I’d like the much smaller size, but it doesn’t make sense that a color document of several pages would be reduced that much. It would be helpful to know what’s going on in this process.

Thank you.

The document’s Info panel displays two results for the size of a PDF. The leftmost one is the space taken up for memory in the database. The rightmost one (File) is the storage space of the file on your hard drive.

In many cases you will see the File size increase after OCR, because the PDF has been re-rasterized and the IRIS engine doesn’t necessarily use the most efficient procedures for rasterization of the image layer of the PDF.

The file info I’m looking at is left-aligned and positioned just below DTPO’s main menu bar. and it only shows the following info:

FileName.pdf ( PDF+Text, Size 40KB, Modified: 1/26/08 )

Where is the “info panel”?

Yes, I was expecting the files to get larger (not significantly smaller). I want to establish practical procedures from the outset so as not to unnecessarily bloat my database.

As far as overall database size, is there a recommended maximum size? Or is that based on the computer’s memory and hard drive capacities?

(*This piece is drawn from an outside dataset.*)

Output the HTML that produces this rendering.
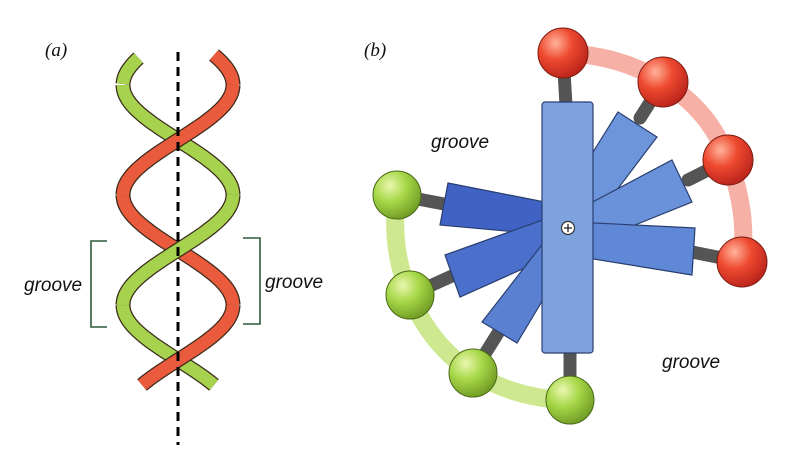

Currently, the OCR Image Resolution is set at 300dpi, and the Image Quality is set at 50%. However, maybe 300dpi is a higher resolution than I need to use. I suppose, if I’m usually only going to view content onscreen, I should consider downsizing most things using the “Compress PDF to 96dpi workflow”? Or is there a better route to consider?

So I’m still a little fuzzy on how to determine the best resolution, and likewise how to gauge whether my files are larger than they need to be.

The Info panel is available from the Toolbar and by use of the command Shift-Command-I.

Scan at a resolution of 300 dpi or higher if you wish to use OCR, as accuracy declines below 300 dpi.

When DT Pro Office runs OCR on a PDF, the PDF is rasterized again. You can select the resolution of the PDF stored in the database after OCR in Preferences > OCR. The default is 150 dpi, a compromise between image sharpness and file size.

The file size of a PDF is not especially relevant to database size. More relevant is the memory required by the PDF in the database, which is usually much smaller than file size.

The amount of physical RAM is the primary limiting factor for database size (the Finder size of the database isn’t especially relevant). Although much larger databases can be run, once all of the physical RAM has been used the Mac begins to use Virtual Memory, which is much slower than use of RAM memory, as it involves swapping data back and forth between RAM and the hard drive. On my MacBook Pro with 2 GB RAM my databases remain responsive up to a total word content of about 22- to 24-million words. Above that, the database begins to use Virtual Memory more frequently. OWC is promising that I’ll have a new ModBook with 4 GB RAM next week. On that computer I could run considerably larger databases while maintaining quick responsiveness, as does my Power Mac G5 with 5 GB RAM.

Alright, found the Info Panel! Thanks for your explanation regarding which number represents memory and which represents physical space on the hard drive. That explains that the very small number that was showing below the main menu bar refers to the memory usage. Thanks also for explaining how important memory is versus file size.

Now, armed with your additional info regarding resolution, I’ll refine my procedures and continue exploring DTPO!

Thanks, again!